Keynote Speakers

Phil Hubbard

Senior Lecturer Emeritus, Stanford University, USA 

CALL: We Make the World Better

As an organization at the interface of technology and human language learning, EUROCALL has chosen to orient more toward the human side in its 2024 conference in Trnava. I aim to be true to that choice, building on three assumptions: 1) better communication among people makes the world better, 2) learning others' languages leads to better communication, and 3) the purpose of CALL is to make learning others' languages better. This chain of assumptions leads to the inescapable conclusion that CALL makes the world better. I begin by describing six ways in which CALL can make the process of language learning better. That means that there are six ways that an individual in this field can directly contribute to making the world better. I then discuss several avenues for making an indirect contribution to the field (and still helping to make the world better). I conclude by noting some of the personal, institutional, and ethical challenges we face in moving forward on this path. My goal is for the audience to come away from this talk reflecting on ways in which their current and future CALL activities can help us fulfil that promise.

Yuliana Lavrysh

Igor Sikorsky Kyiv Polytechnic Institute, Ukraine

Education for Peace Through Internationalization at Universities and Virtual Exchanges: Key Educator Competences

In an increasingly interconnected world, education for peace has become a vital component of higher education. Internationalization at universities serves as a powerful mechanism for enhancing students' global awareness and intercultural competence. Virtual exchanges, in particular, have emerged as innovative platforms, making international education more accessible and inclusive.

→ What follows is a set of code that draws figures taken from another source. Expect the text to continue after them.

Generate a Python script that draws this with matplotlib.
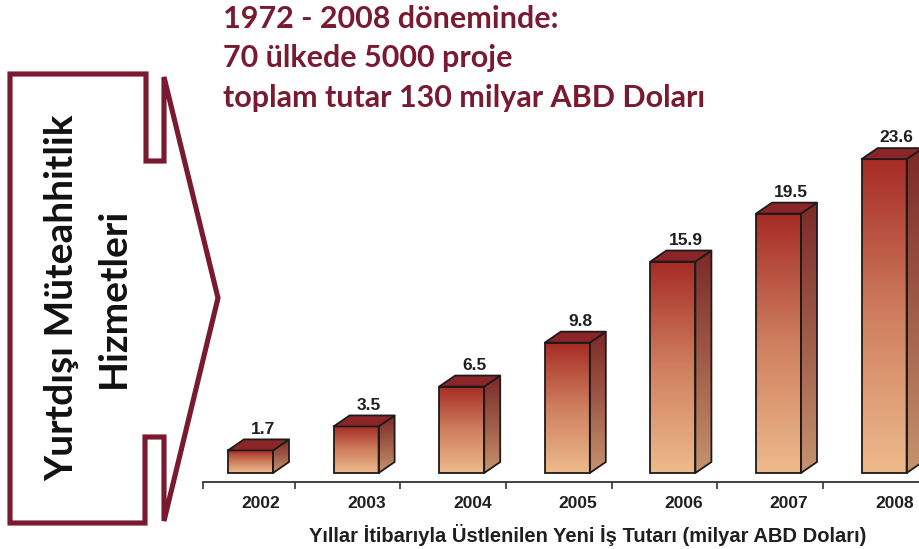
import numpy as np
import matplotlib
matplotlib.use("Agg")
import matplotlib.pyplot as plt
from matplotlib.patches import Polygon
from matplotlib.colors import LinearSegmentedColormap

############ Data ############
years = ["2002", "2003", "2004", "2005", "2006", "2007", "2008"]
values = [1.7, 3.5, 6.5, 9.8, 15.9, 19.5, 23.6]

title_lines = ["1972 - 2008 döneminde:",
               "70 ülkede 5000 proje",
               "toplam tutar 130 milyar ABD Doları"]
side_lines = ["Yurtdışı Müteahhitlik", "Hizmetleri"]
x_title = "Yıllar İtibarıyla Üstlenilen Yeni İş Tutarı (milyar ABD Doları)"

############ Style ############
W, H = 920, 549
maroon = "#7a1a30"
edge = "#1e1a1a"
front_cmap = LinearSegmentedColormap.from_list("front", ["#eebb8c", "#cf7f5f", "#a62b25"])
side_cmap = LinearSegmentedColormap.from_list("side", ["#c6946e", "#a05c48", "#7b2926"])
top_col = "#8b2528"

fig = plt.figure(figsize=(W / 100, H / 100), dpi=100)

############ Decoration layer (pixel coords) ############
bg = fig.add_axes([0, 0, 1, 1])
bg.set_xlim(0, W)
bg.set_ylim(H, 0)
bg.axis("off")

chevron = [(10, 74), (146, 74), (146, 161), (164, 161), (164, 77), (218, 298),
           (164, 521), (164, 437), (145, 437), (145, 523), (10, 523)]
bg.add_patch(Polygon(chevron, closed=True, fill=False, edgecolor=maroon,
                     lw=3.7, joinstyle="miter"))

bg.text(62, 298, side_lines[0], rotation=90, ha="center", va="center",
        fontsize=28, fontweight="bold", family="Lato", color="#111111")
bg.text(113, 298, side_lines[1], rotation=90, ha="center", va="center",
        fontsize=28, fontweight="bold", family="Lato", color="#111111")

for k, line in enumerate(title_lines):
    bg.text(223, 28 + 39.5 * k, line, ha="left", va="baseline",
            fontsize=22, fontweight="bold", family="Lato", color=maroon)

bg.text(588, 535, x_title, ha="center", va="center", fontsize=14.5,
        fontweight="bold", family="Liberation Sans", color="#1f1f1f")

############ Bars ############
ax = fig.add_axes([203 / W, 67 / H, (W - 203) / W, (H - 67) / H])
ax.set_facecolor("none")
px_x = 105.6   # pixels per category
px_y = 13.3    # pixels per unit
x_lo, x_hi = (203 - 250.5) / px_x, (W - 250.5) / px_x
y_lo, y_hi = -9 / px_y, (H - 76) / px_y

half = 22.5 / px_x
dx = 16 / px_x
dy = 11 / px_y
grad = np.linspace(0, 1, 256).reshape(-1, 1)

for i, v in enumerate(values):
    x0, x1 = i - half, i + half
    # front face
    front = Polygon([(x0, 0), (x1, 0), (x1, v), (x0, v)], closed=True,
                    facecolor="none", edgecolor=edge, lw=1.3, zorder=4)
    ax.add_patch(front)
    im = ax.imshow(grad, extent=[x0, x1, 0, v], origin="lower", cmap=front_cmap,
                   aspect="auto", zorder=2, interpolation="bilinear")
    im.set_clip_path(front)
    # side face
    side = Polygon([(x1, 0), (x1 + dx, dy), (x1 + dx, v + dy), (x1, v)], closed=True,
                   facecolor="none", edgecolor=edge, lw=1.3, zorder=4)
    ax.add_patch(side)
    im = ax.imshow(grad, extent=[x1, x1 + dx, 0, v + dy], origin="lower", cmap=side_cmap,
                   aspect="auto", zorder=2, interpolation="bilinear")
    im.set_clip_path(side)
    # top face
    ax.add_patch(Polygon([(x0, v), (x1, v), (x1 + dx, v + dy), (x0 + dx, v + dy)],
                         closed=True, facecolor=top_col, edgecolor=edge, lw=1.3,
                         joinstyle="round", zorder=4))
    ax.annotate("{:.1f}".format(v), (i + 0.12, v + dy), xytext=(0, 2),
                textcoords="offset points", ha="center", va="bottom",
                fontsize=12.5, fontweight="bold", family="Liberation Sans",
                color="#1f1f1f")

ax.set_xlim(x_lo, x_hi)
ax.set_ylim(y_lo, y_hi)

for s in ["top", "right", "left"]:
    ax.spines[s].set_visible(False)
ax.spines["bottom"].set_color("#333333")
ax.spines["bottom"].set_linewidth(1.3)
ax.set_yticks([])
ax.set_xticks([i + 0.1 for i in range(len(years))])
ax.set_xticklabels(years, fontsize=12.5, fontweight="bold", family="Liberation Sans",
                   color="#1f1f1f")
ax.tick_params(axis="x", which="major", length=0, pad=10)
ax.set_xticks([x_lo] + [i + 0.42 for i in range(len(years) - 1)], minor=True)
ax.tick_params(axis="x", which="minor", length=5, width=1.2, color="#333333",
               direction="out")

fig.savefig("out.png", dpi=100)
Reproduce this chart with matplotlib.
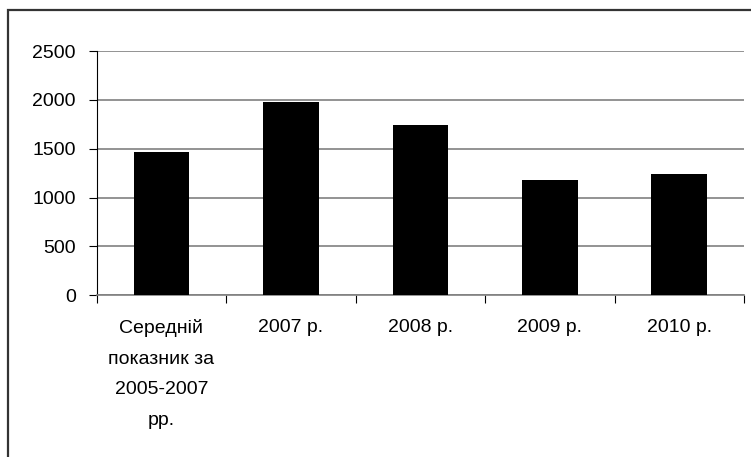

In the presentation, we will explore the role of internationalization and virtual exchanges (VE) in fostering peace education at universities, highlighting the critical competences educators need to effectively teach for peace. The research identifies key competences required by educators to successfully integrate peace education through internationalization and VE. These competences include intercultural communication skills, digital literacy, the ability to design and facilitate collaborative online learning activities, and a deep understanding of global issues and peacebuilding concepts. Through this exploration, I will share insights and practical recommendations for universities seeking to enhance their peace education efforts through internationalization and virtual exchanges.

Branislav Bédi

Project manager at Árni Magnússon Institute for Icelandic Studies where he, i.a., coordinates the teaching of Icelandic at universities in the world, and a CALL instructor at the University of Iceland, Iceland

The Renaissance of Humanities in a Technology-Driven Society

The advent of artificial intelligence (AI) has brought about innovative ways in language education. From the famous imitation game, known as the Turing test in the 1950s, to using generative AI-driven tools today, technology has significantly enhanced the effectiveness of language learning. AI's ability to imitate human knowledge has made teaching and practising languages much easier. It can be said that the AI element in CALL has withoug doubt transformed language education by supporting more individualised and tailor-made approaches, providing better access to language learning resources, and making these resources more available than ever before.

In today's technology-driven society, access to language education is no longer limited by distance, thanks to the internet. The plethora of online tools empowered by large language models (LLMs) appears to provide the ultimate answer to the Turing test question: "Can machines think?" This talk will explore the human aspect of developing and utilising AI technology in CALL and highlight the important role of the humanities at the intersection of digital technologies and language pedagogy, while reminding the audience of how humans acquire knowledge and skills in languages. By doing so, this talk aims furthermore to remind the audience of the fundamental ways humans acquire knowledge and skills in languages and how technology can enhance this process more effectively.